1847 Map of Yerba Buena, aka San Francisco

 

As early as 1846, the powers that be in California were setting the stage for legal indenture, or enslavement, of Native Americans. 

 Captain John B. Montgomery was commander of the U.S.S. Portsmouth stationed at Yerba Buena, later known as San Francisco, when he received orders to claim the town for the United States.    Montgomery placed an American flag at the Plaza on July 9, 1846 and worked with Lieutenant Washington Bartlett, a junior officer on the Portsmouth, over the next five months to organize a local government for  San Francisco.

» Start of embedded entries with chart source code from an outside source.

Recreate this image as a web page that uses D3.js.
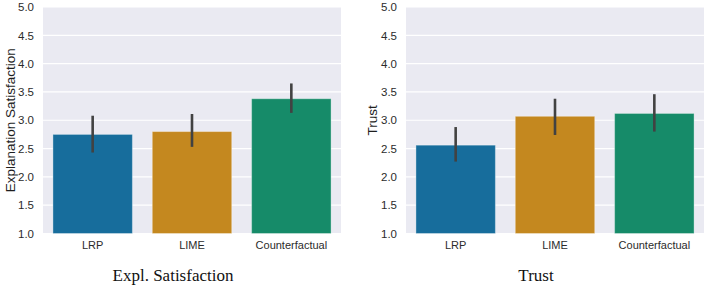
<!DOCTYPE html>
<html>
<head>
<meta charset="utf-8">
<script src="https://cdn.jsdelivr.net/npm/d3@7"></script>
<style>
  body { margin: 0; background: #fff; }
  .tick text { font-family: Arial, "Liberation Sans", sans-serif; fill: #2b2b2b; }
</style>
</head>
<body>
<svg id="chart" width="708" height="286"></svg>
<script>
const categories = ['LRP', 'LIME', 'Counterfactual'];
const yTicks = [1.0, 1.5, 2.0, 2.5, 3.0, 3.5, 4.0, 4.5, 5.0];

// Expl. Satisfaction panel
const satMeans = [2.75, 2.80, 3.38];
const satLow = [2.43, 2.53, 3.13];
const satHigh = [3.08, 3.11, 3.65];

// Trust panel
const trustMeans = [2.56, 3.07, 3.12];
const trustLow = [2.27, 2.74, 2.80];
const trustHigh = [2.88, 3.38, 3.46];

const colors = ['#176d9c', '#c4881f', '#168b69'];

const panels = [
    {left: 43, yLabel: 'Explanation Satisfaction', yLabelX: 10, title: 'Expl. Satisfaction', titleX: 173,
        means: satMeans, low: satLow, high: satHigh},
    {left: 406, yLabel: 'Trust', yLabelX: 372, title: 'Trust', titleX: 536,
        means: trustMeans, low: trustLow, high: trustHigh}
];

const svg = d3.select('#chart');
const plotTop = 7, plotBottom = 233.5, plotWidth = 298;

const y = d3.scaleLinear().domain([1, 5]).range([plotBottom, plotTop]);

panels.forEach((p) => {
    const x = d3.scaleBand()
        .domain(categories)
        .range([0, plotWidth])
        .paddingInner(0.2)
        .paddingOuter(0.1);

    const g = svg.append('g')
        .attr('transform', 'translate(' + p.left + ',0)');

    g.append('rect')
        .attr('x', 0)
        .attr('y', plotTop)
        .attr('width', plotWidth)
        .attr('height', plotBottom - plotTop)
        .attr('fill', '#eaeaf2');

    g.selectAll('.grid')
        .data(yTicks)
        .enter()
    .append('line')
        .attr('class', 'grid')
        .attr('x1', 0)
        .attr('x2', plotWidth)
        .attr('y1', (d) => y(d))
        .attr('y2', (d) => y(d))
        .attr('stroke', '#fff')
        .attr('stroke-width', 1.2);

    const data = categories.map((c, i) => {
        return {name: c, mean: p.means[i], low: p.low[i], high: p.high[i], color: colors[i]};
    });

    g.selectAll('.bar')
        .data(data)
        .enter()
    .append('rect')
        .attr('class', 'bar')
        .attr('x', (d) => x(d.name))
        .attr('width', x.bandwidth())
        .attr('y', (d) => y(d.mean))
        .attr('height', (d) => y(1) - y(d.mean))
        .attr('fill', (d) => d.color)
        .attr('stroke', 'rgba(255,255,255,0.35)')
        .attr('stroke-width', 1);

    g.selectAll('.err')
        .data(data)
        .enter()
    .append('line')
        .attr('class', 'err')
        .attr('x1', (d) => x(d.name) + x.bandwidth() / 2)
        .attr('x2', (d) => x(d.name) + x.bandwidth() / 2)
        .attr('y1', (d) => y(d.low))
        .attr('y2', (d) => y(d.high))
        .attr('stroke', '#424242')
        .attr('stroke-width', 2.6);

    g.append('g')
        .attr('transform', 'translate(0,' + plotBottom + ')')
        .call(d3.axisBottom(x).tickSize(0).tickPadding(8))
        .call((a) => a.select('.domain').remove())
        .selectAll('text')
        .style('font-size', '11px');

    g.append('g')
        .call(d3.axisLeft(y).tickValues(yTicks).tickFormat(d3.format('.1f')).tickSize(0).tickPadding(9))
        .call((a) => a.select('.domain').remove())
        .selectAll('text')
        .style('font-size', '11.5px');

    svg.append('text')
        .attr('transform', 'translate(' + p.yLabelX + ',' + ((plotTop + plotBottom) / 2) + ') rotate(-90)')
        .attr('text-anchor', 'middle')
        .attr('dy', '0.35em')
        .style('font-family', 'Arial, "Liberation Sans", sans-serif')
        .style('font-size', '13.5px')
        .style('fill', '#1e1e1e')
        .text(p.yLabel);

    svg.append('text')
        .attr('x', p.titleX)
        .attr('y', 281)
        .attr('text-anchor', 'middle')
        .style('font-family', '"Liberation Serif", "Times New Roman", serif')
        .style('font-size', '17px')
        .style('fill', '#111')
        .text(p.title);
});
</script>
</body>
</html>
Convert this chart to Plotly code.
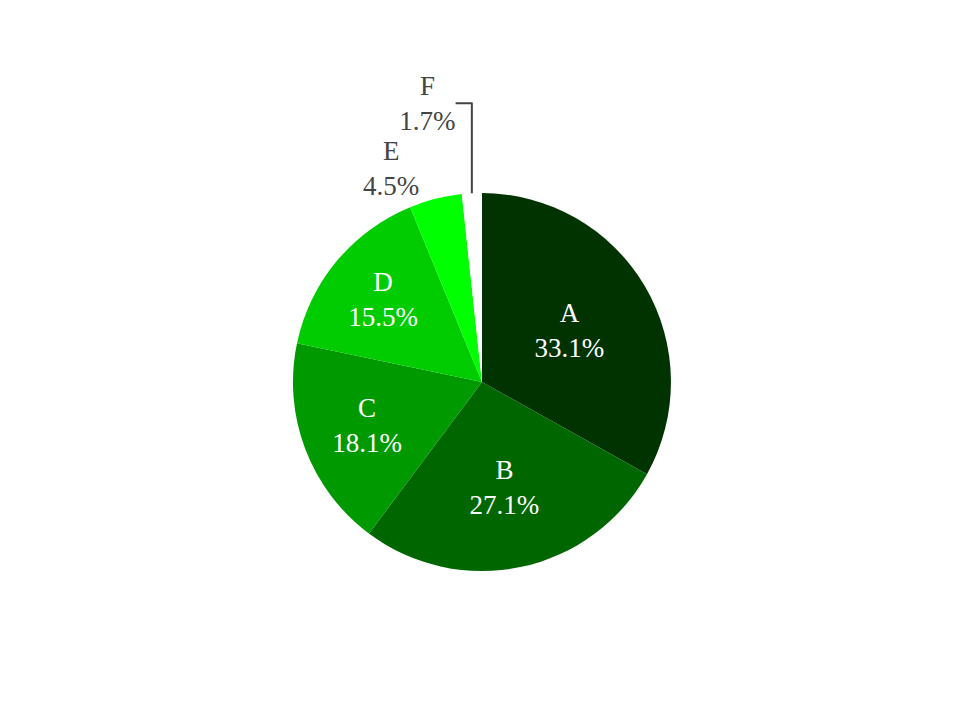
import plotly.graph_objects as go

labels = ["A", "B", "C", "D", "E", "F"]
values = [33.1, 27.1, 18.1, 15.5, 4.5, 1.7]
colors = ["#003300", "#006600", "#009900", "#00CC00", "#00FF00", "#FFFFFF"]

fig = go.Figure(go.Pie(
    labels=labels,
    values=values,
    sort=False,
    direction="clockwise",
    rotation=0,
    marker=dict(colors=colors, line=dict(color="#FFFFFF", width=0)),
    textinfo="label+percent",
    textposition="auto",
    insidetextorientation="horizontal",
    insidetextfont=dict(color="#FFFFFF"),
    outsidetextfont=dict(color="#444444"),
    texttemplate="%{label}<br>%{percent:.1%}",
    showlegend=False,
    domain=dict(x=[0.1927, 0.7947], y=[0.2180, 0.7430]),
))
fig.update_layout(
    width=960, height=720,
    margin=dict(l=0, r=0, t=0, b=0),
    font=dict(family="Liberation Serif", size=27),
    paper_bgcolor="white",
    showlegend=False,
)
fig.write_html("out.html")
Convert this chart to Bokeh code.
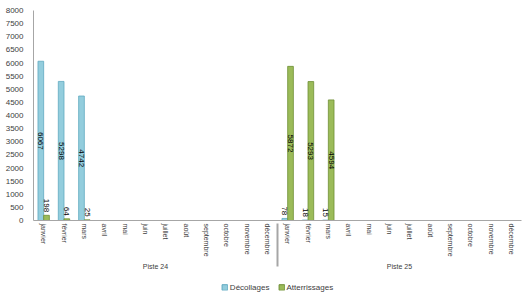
import math
from bokeh.plotting import figure
from bokeh.layouts import column
from bokeh.models import FactorRange, ColumnDataSource, Legend, LegendItem, SingleIntervalTicker
from bokeh.transform import dodge
from bokeh.core.properties import value
from bokeh.embed import file_html
from bokeh.resources import INLINE

pistes = ["Piste 24", "Piste 25"]
months = ["janvier", "février", "mars", "avril", "mai", "juin", "juillet",
          "août", "septembre", "octobre", "novembre", "décembre"]
series_names = ["Décollages", "Atterrissages"]
decollages_24 = [6067, 5298, 4742]
atterrissages_24 = [198, 64, 25]
decollages_25 = [78, 18, 15]
atterrissages_25 = [5872, 5293, 4594]

FONT = "Liberation Sans"
BLUE, BLUE_EDGE = "#93CDDD", "#5FA9C0"
GREEN, GREEN_EDGE = "#9BBB59", "#6E8F35"

factors = [(pi, m) for pi in pistes for m in months]

def series(vals24, vals25):
    xs, ys = [], []
    for pi, vals in (("Piste 24", vals24), ("Piste 25", vals25)):
        for m, v in zip(months, vals):
            xs.append((pi, m))
            ys.append(v)
    return xs, ys

xd, yd = series(decollages_24, decollages_25)
xa, ya = series(atterrissages_24, atterrissages_25)

def label_cols(ys):
    ly, la, txt = [], [], []
    for v in ys:
        txt.append(str(v))
        if v > 1000:
            ly.append(v / 2)
            la.append("center")
        else:
            ly.append(v + 120)
            la.append("right")
    return ly, la, txt

ldy, lda, ldt = label_cols(yd)
lay, laa, lat = label_cols(ya)

src_d = ColumnDataSource(dict(x=xd, y=yd, ly=ldy, la=lda, t=ldt))
src_a = ColumnDataSource(dict(x=xa, y=ya, ly=lay, la=laa, t=lat))

p = figure(output_backend="svg", toolbar_location=None,
           x_range=FactorRange(*factors, group_padding=0, factor_padding=0, range_padding=0),
           y_range=(0, 8000))
p.frame_width = 488
p.frame_height = 210
p.min_border_left = 33
p.min_border_right = 9
p.min_border_top = 10
p.min_border_bottom = 0
p.outline_line_color = None
p.background_fill_color = "white"
p.border_fill_color = "white"
p.xgrid.grid_line_color = None
p.ygrid.grid_line_color = None

BAR_W = 0.28
OFF = 0.14
p.vbar(x=dodge("x", -OFF, range=p.x_range), top="y", width=BAR_W, source=src_d,
       fill_color=BLUE, line_color=BLUE_EDGE, line_width=0.8)
p.vbar(x=dodge("x", OFF, range=p.x_range), top="y", width=BAR_W, source=src_a,
       fill_color=GREEN, line_color=GREEN_EDGE, line_width=0.8)

for src, off in ((src_d, -OFF), (src_a, OFF)):
    p.text(x=dodge("x", off, range=p.x_range), y="ly", text="t", source=src,
           angle=-math.pi / 2, text_align="la", text_baseline="middle",
           text_font=value(FONT), text_font_size="8px", text_color="#000000")

yax = p.yaxis[0]
yax.ticker = SingleIntervalTicker(interval=500)
yax.axis_line_color = "#A6A6A6"
yax.major_tick_line_color = None
yax.minor_tick_line_color = None
yax.major_label_text_font = FONT
yax.major_label_text_font_size = "8px"
yax.major_label_text_color = "#404040"
yax.major_label_standoff = 4

xax = p.xaxis[0]
xax.axis_line_color = "#A6A6A6"
xax.major_tick_line_color = None
xax.minor_tick_line_color = None
xax.major_tick_out = 0
xax.major_label_standoff = 3
xax.major_label_orientation = "vertical"
xax.major_label_text_font = FONT
xax.major_label_text_font_size = "7px"
xax.major_label_text_color = "#404040"
xax.group_text_font = FONT
xax.group_text_font_size = "7px"
xax.group_text_font_style = "normal"
xax.group_text_color = "#404040"
xax.group_label_orientation = "horizontal"
xax.separator_line_color = "#A6A6A6"

# legend strip below the chart (its swatch renderers sit outside the visible range)
lf = figure(width=530, height=30, output_backend="svg", toolbar_location=None,
            x_range=(0, 1), y_range=(0, 1), x_axis_location=None, y_axis_location=None)
lf.min_border = 0
lf.outline_line_color = None
lf.xgrid.grid_line_color = None
lf.ygrid.grid_line_color = None
swatch = ColumnDataSource(dict(x=[-1], top=[0]))
r1 = lf.vbar(x="x", top="top", width=0.1, source=swatch, fill_color=BLUE, line_color=BLUE_EDGE)
r2 = lf.vbar(x="x", top="top", width=0.1, source=swatch, fill_color=GREEN, line_color=GREEN_EDGE)
legend = Legend(items=[LegendItem(label=series_names[0], renderers=[r1]),
                       LegendItem(label=series_names[1], renderers=[r2])],
                orientation="horizontal", location="center",
                label_text_font=FONT, label_text_font_size="8px",
                label_text_color="#404040", glyph_width=7, glyph_height=7,
                label_standoff=2, spacing=8, padding=1, margin=0,
                label_height=8, border_line_color=None, background_fill_alpha=0)
lf.add_layout(legend, "center")

layout = column(p, lf, spacing=0)
open("out.html", "w").write(file_html(layout, INLINE))
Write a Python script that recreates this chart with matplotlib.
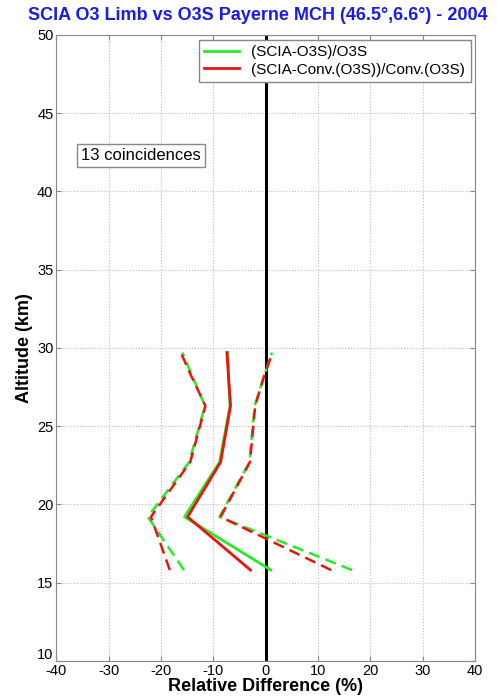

 In September, 1846, Montgomery issued the following proclamation.  On the surface, it appears to guard the Natives against illegal capture and enslavement, and in fact the title of the San Francisco history page where the proclamation is posted is called “End of Indian Slavery in San Francisco”.  But if you read closer, the wording simply transferred control of those natives from non-Americans to Americans by requiring those wanting Indian servants to obtain a contract from an American Justice.      It also requires that all natives “obtain service”, so they had to work for someone or risk “arrest and punishment by labor on the public works”.